The quote (bounded by [ and ]) is the most basic data structure in joy. It can act as both a store for values and also as definition of function.

{Shameless plug: V is the variant of Joy on JVM that I developed. I changed the definition format of Joy in V so that it is more Homoiconic.}

QuickSort in V (A variant of Joy)

[qsort
    [small?]
    []
    [uncons [>] split&]
    [[swap] dip cons concat]
    binrec].

Usage

> [3 1 8 5 7 9 2] qsort

It can also be written using the stack shuffler in ‘V’ as below (which might be more understandable.)

[qsort
    [joinparts [pivot [\*list1] [\*list2] : [\*list1 pivot \*list2]] view].
    [split_on_first_element uncons [>] split&].
    [small?]
        []
        [split_on_first_element
            [list1 list2 : [list1 qsort list2 qsort joinparts]] view i]
    ifte].

Tcl

Tcl is famous as the glue language for applications.

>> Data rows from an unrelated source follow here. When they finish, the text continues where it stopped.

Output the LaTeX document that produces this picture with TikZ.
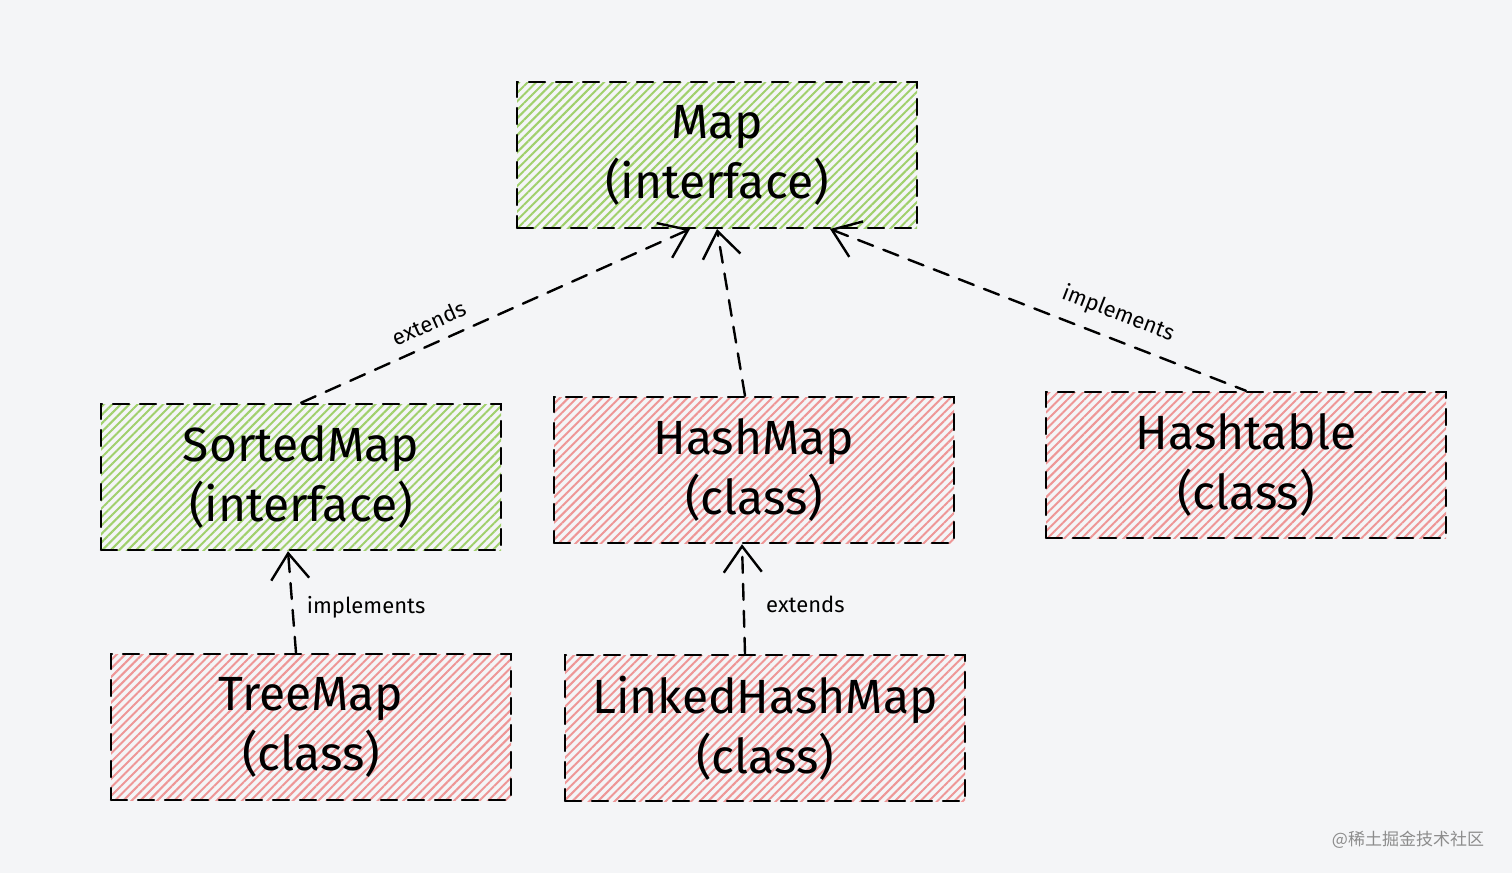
\documentclass[tikz,border=0pt]{standalone}
\usepackage{fontspec}
\setmainfont{Fira Sans}
\newfontfamily\cjk{Noto Sans CJK SC}
\usetikzlibrary{arrows.meta,patterns.meta}
\definecolor{paper}{RGB}{244,245,247}
\definecolor{hatchgreen}{RGB}{160,208,108}
\definecolor{hatchred}{RGB}{238,150,150}
\tikzset{
	sketchy/.style={dash pattern=on 16pt off 11pt, line width=2.4pt, line cap=round},
	box/.style={sketchy, draw=black, minimum width=400pt, minimum height=146pt, align=center, text=black, font=\fontsize{48}{60}\selectfont},
	ibox/.style={box, pattern={Lines[angle=45,distance=6pt,line width=2pt]}, pattern color=hatchgreen},
	cbox/.style={box, pattern={Lines[angle=45,distance=6pt,line width=2pt]}, pattern color=hatchred},
	rel/.style={sketchy, -{Straight Barb[length=26pt,width=38pt]}},
	relback/.style={sketchy, {Straight Barb[length=26pt,width=38pt]}-},
	lbl/.style={text=black, font=\fontsize{22}{26}\selectfont}
}

\begin{document}
\begin{tikzpicture}[x=1pt, y=-1pt]
				% Paper
				\fill[paper] (0,0) rectangle (1512,873);
				% Interfaces
				\node[ibox] (map) at (717,155) {Map\\(interface)};
				\node[ibox] (sm) at (301,477) {SortedMap\\(interface)};
				% Classes
				\node[cbox] (hm) at (754,470) {HashMap\\(class)};
				\node[cbox] (ht) at (1246,465) {Hashtable\\(class)};
				\node[cbox] (tm) at (311,727) {TreeMap\\(class)};
				\node[cbox] (lhm) at (765,728) {LinkedHashMap\\(class)};
				% Relations
				\draw[rel] (sm.north) -- ([xshift=-27pt]map.south)
					node[lbl, pos=0.35, sloped, above=8pt] (l1) {extends};
				\draw[rel] ([xshift=-9pt]hm.north) -- (map.south);
				\draw[relback] ([xshift=113pt]map.south) -- (ht.north)
					node[lbl, pos=0.67, sloped, above=10pt] (l2) {implements};
				\draw[rel] ([xshift=-15pt]tm.north) -- ([xshift=-13pt]sm.south)
					node[lbl, pos=0.45, right=10pt] (l3) {implements};
				\draw[rel] ([xshift=-20pt]lhm.north) -- ([xshift=-12pt]hm.south)
					node[lbl, pos=0.45, right=18pt] (l4) {extends};
				% Watermark
				\node[text=black!45, font=\cjk\fontsize{17}{20}\selectfont] (wm) at (1408,840) {@稀土掘金技术社区};
\end{tikzpicture}
\end{document}
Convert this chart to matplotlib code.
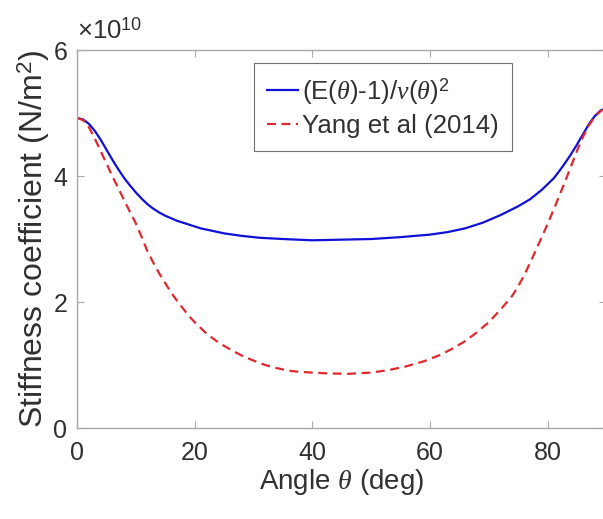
import matplotlib
matplotlib.use("Agg")
import matplotlib.pyplot as plt

# Valores (rigidez en unidades de 1e10 N/m^2)
theta_azul = [0, 1, 2, 3, 4, 5, 6, 7, 8, 9, 10, 11, 12, 13, 14, 15, 17, 19, 21,
              23, 25, 28, 31, 35, 40, 45, 50, 55, 60, 63, 66, 69, 72, 75, 77,
              79, 81, 82, 83, 84, 85, 86, 87, 88, 89, 90]
rigidez_azul = [4.92, 4.90, 4.83, 4.72, 4.58, 4.42, 4.26, 4.11, 3.97, 3.85, 3.74,
                3.64, 3.55, 3.48, 3.42, 3.37, 3.29, 3.23, 3.17, 3.13, 3.09, 3.05,
                3.02, 3.00, 2.98, 2.99, 3.00, 3.03, 3.07, 3.11, 3.17, 3.26, 3.38,
                3.52, 3.63, 3.78, 3.96, 4.08, 4.21, 4.35, 4.50, 4.66, 4.82, 4.95,
                5.04, 5.08]

theta_rojo = [0, 1, 2, 3, 4, 5, 6, 7, 8, 9, 10, 11, 12, 13, 14, 15, 16, 17, 18,
              19, 20, 22, 24, 26, 28, 30, 32, 34, 36, 38, 42, 46, 50, 53, 56, 59,
              62, 64, 66, 68, 70, 72, 74, 75, 76, 77, 78, 79, 80, 81, 82, 83, 84,
              85, 86, 87, 88, 89, 90]
rigidez_rojo = [4.92, 4.89, 4.78, 4.60, 4.40, 4.20, 4.00, 3.81, 3.62, 3.43, 3.25,
                3.03, 2.80, 2.62, 2.45, 2.30, 2.15, 2.02, 1.90, 1.78, 1.68, 1.50,
                1.36, 1.25, 1.15, 1.07, 1.00, 0.95, 0.91, 0.89, 0.87, 0.86, 0.88,
                0.92, 0.98, 1.06, 1.17, 1.27, 1.38, 1.52, 1.68, 1.88, 2.10, 2.25,
                2.42, 2.62, 2.82, 3.03, 3.24, 3.46, 3.69, 3.92, 4.16, 4.40, 4.62,
                4.80, 4.94, 5.03, 5.08]

etiquetas = [r"(E($\theta$)-1)/$\nu$($\theta$)$^2$", "Yang et al (2014)"]

plt.rcParams["font.family"] = "Liberation Sans"
plt.rcParams["mathtext.fontset"] = "custom"
plt.rcParams["mathtext.rm"] = "Liberation Sans"
plt.rcParams["mathtext.it"] = "Liberation Serif:italic"

gris_txt = "#303030"
gris_eje = "#a8a8a8"

fig = plt.figure(figsize=(6.03, 5.19), dpi=100)
ax = fig.add_axes([0.1277, 0.1753, 0.878, 0.7283])

ax.plot(theta_azul, rigidez_azul, color="#1010d8", lw=1.6, label=etiquetas[0])
ax.plot(theta_rojo, rigidez_rojo, color="#e0282e", lw=1.6, ls=(0, (4, 2.5)),
        label=etiquetas[1])

ax.set_xlim(0, 90)
ax.set_ylim(0, 6)
ax.set_xticks([0, 20, 40, 60, 80])
ax.set_yticks([0, 2, 4, 6])

for s in ax.spines.values():
    s.set_color(gris_eje)
    s.set_linewidth(1.0)
ax.tick_params(direction="in", length=5, width=0.8, color=gris_eje,
               labelsize=18, labelcolor=gris_txt, top=True, right=True)
ax.tick_params(axis="x", pad=9)
ax.tick_params(axis="y", pad=7)

ax.set_xlabel(r"Angle $\theta$ (deg)", fontsize=20, color=gris_txt, labelpad=2)
ax.set_ylabel(r"Stiffness coefficient (N/m$^2$)", fontsize=23, color=gris_txt)
ax.yaxis.set_label_coords(-0.047, 0.5)

# multiplicador del eje y
ax.text(0.0, 1.018, r"$\times$10$^{10}$", transform=ax.transAxes, fontsize=18.5,
        color=gris_txt, ha="left", va="bottom")

leg = ax.legend(loc="upper left", bbox_to_anchor=(0.335, 0.966), borderaxespad=0,
                fontsize=18.6, frameon=True, fancybox=False, framealpha=1,
                handlelength=1.2, handletextpad=0.15, labelspacing=0.3,
                borderpad=0.5)
leg.get_frame().set_edgecolor("#707070")
leg.get_frame().set_linewidth(0.8)
for t in leg.get_texts():
    t.set_color(gris_txt)

fig.savefig("out.png", dpi=100)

It’s cardinal data type is the string (actually the list). Every thing including the arguments to functions, the bodies of functions, and other data types can be converted back and forth from list to their representation. The biggest idea in Tcl is that you do not need to provide the parsing of any kind of data with in the language, and can instead delegate it to the individual commands that receive the strings as the arguments. Thus all control structures are implemented in Tcl the same way, and it allows for a very consistent syntax. The cardinal datatype the list is usually bounded by braces - { }.

The quick sort in tcl

proc lmatch {l args} {
    set mylst {}
    foreach x $l {
        if {[expr $x $args]} {
            lappend mylst $x
        }
    }
    return $mylst
}

proc qsort lst {
    if {![llength $lst]} {
        return {}
    }
    set h [lindex $lst 0]
    set t [lrange $lst 1 end]
    return [concat [qsort [lmatch $t <= $h]] $h [qsort [lmatch $t > $h]]]
}

Usage

> puts [qsort {5 3 4 1 7 8 2 9 1}]

SmallTalk

SmallTalk (80) is possibly the purest object oriented language that you can find in the planet. All things happen in SmallTalk by way of messages passed back and forth between objects. While the SmallTalk does not have a defined physical representation for the code for creating classes, It does allow access to the classes as objects directly (Which is the fundamental datatype). This makes it eligible to be called a Homoiconic language.

qsort
	| t h |
	self isEmpty
		ifFalse: [
			t := self allButFirst.
			h := self first.
			\^ (t select: [:each | each < h]) qsort ,
				{h} ,
				(t select: [:each | each >= h]) qsort].

Usage

> #(3 2 5 1 3 7 9 8) qsort

Others (From wiki)-

Prolog, REBOL, SNOBOL, TRAC, Io

The purest one is ofcourse the lambda calculus (the only datatype is a function that takes one argument.)

I think some variants of APL (like K or J) might fit into the Homoiconic category too, but I have not studied them yet. I will treat each of the homoiconic languages in detail in later enties.